Septiembre es un mes cargado de símbolos en torno al concepto de Patria. El día 13 se conmemora la invasión norteamericana con la exaltación del heroísmo de los cadetes del Colegio Militar que sucumbieron en la defensa del Castillo de Chapultepec, asediado por el ejército yanqui. El 15 se celebra el Aniversario del Grito que inició la Guerra por la Independencia. El 21 se recuerda la fecha de la Consumación de la Independencia, ocurrida 11 años después de iniciada. El 27 se festeja la nacionalización de la industria eléctrica. Además, este año se cumplen cien de la heroica defensa del Puerto de Veracruz, invadido por los mismos yanquis. También se cumple el centenario de la toma de Zacatecas por la División del Norte, comandada por Pancho Villa.
El simbolismo de tanta efeméride resulta abrumador. Se ondean banderas mexicanas por doquier y todo el mundo saca del cajón del olvido el orgullo de ser mexicanos. La multitud acude a las plazas cívicas de todas las poblaciones, la noche del 15, para vitorear a los héroes. Desde los balcones, los jefes dan el “grito” y los cielos se visten de luces de la pirotecnia. ¡Viva México, cabrones! Hasta se pone el cuero chinito de tanta emoción patria. Luego, el desfile del día 16, mezcla de sentimientos encontrados: el entusiasmo infantil al ver a los soldados marchar en perfecta formación, con sus armas y sus aparatos de guerra, junto a los lastimosos recuerdos de adultos que alguna vez (o muchas) han visto reprimidas sus expresiones de libertad en demanda de justicia. Lo que para los niños es admiración, para los adultos es clara advertencia: el ejército no es para defender a la Patria del extraño enemigo, sino para acallar al muy conocido amigo, el estudiante rebelde, el maestro inconforme o quienes protestan por tanto atropello. La oligarquía ha hecho del extraño, su mejor amigo, hasta le entrega los recursos del país para su exclusivo beneficio.
Hubo un detalle al inicio de la ceremonia del 16. La monumental bandera mexicana se vino al suelo al momento de izarla. Terrible pifia que también guarda un gran simbolismo: cae la bandera y, junto con ella, la Patria se nos cae de las manos. Se arregló el desperfecto pero la bandera no pudo subir hasta la punta del asta, la faltó un tramo, quedó casi a media asta, símbolo del luto que la propia bandera impone ante la pérdida de la Patria.
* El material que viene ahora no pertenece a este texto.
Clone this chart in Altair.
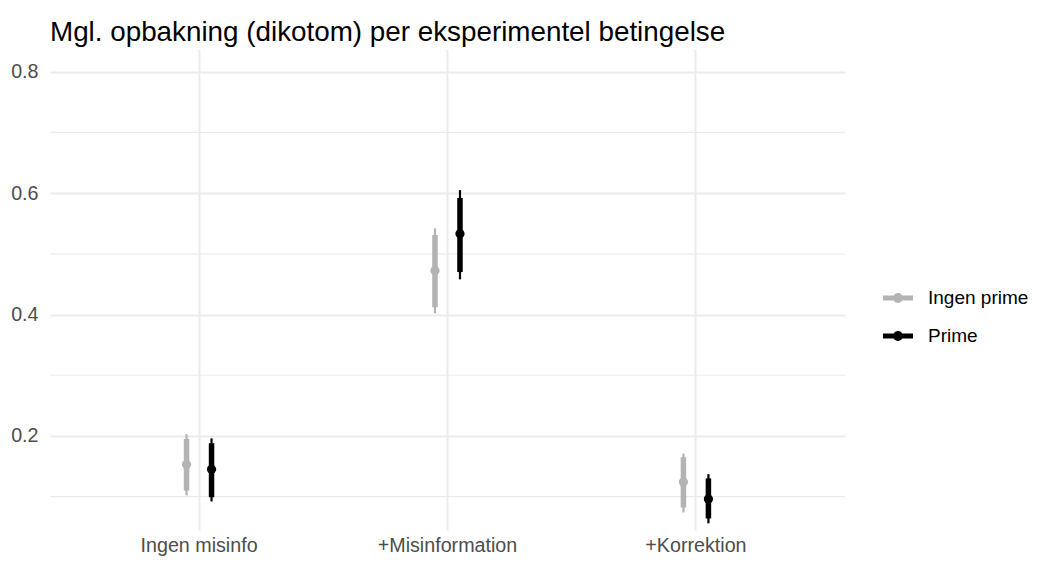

Así lo vi y así lo interpreto. Cualquier parecido con la realidad nacional es pura intención.
Tanto recordar esconde los olvidos. Se pretende soslayar que, en fecha similar pero de 1847, la que ondeó en la plaza del zócalo fue la bandera de las barras y las estrellas del invasor, justamente el extraño enemigo del himno que profanó con su planta el suelo patrio. Igual que ahora, quienes decían gobernar entregaron la plaza y la bandera, mientras que el pueblo se organizaba para defenderlas por su cuenta. México perdió la mitad de su territorio y quedó sometido a la nefasta influencia del Tío Sam. Se recuerda el heroísmo de los cadetes agredidos, pero se olvida al agresor. Tal amnesia también es un símbolo.
Cómo hablar de independencia cuando, por ejemplo, el sistema financiero mexicano, banca y bolsa, está en poder de inversionistas extranjeros, siempre atentos ante cualquier amenaza de corrección del rumbo para colocar de rodillas a quien ose profanar sus sacrosantas utilidades. Por el estilo el espeluznante incremento de la deuda pública, toda ella externa sea por los créditos internacionales o por los de la banca extranjera radicada en el país. Si independencia y soberanía significan la libre capacidad de tomar decisiones conforme a los propios intereses nacionales, las ceremonias del 15 y 16 de septiembre bien pudieran archivarse en el mismo capítulo de la gesta de Cuauhtémoc en la defensa de Tenochtitlán, el de los afanes frustrados.
Perdona, amable lector, la hiel que destilo al escribir este artículo. Me duele México y me duele mucho. Quisiera que nos doliera a muchos, tantos como haga falta para recuperarlo y tanto como para que supere a los analgésicos propinados por la propaganda oficial engañosa.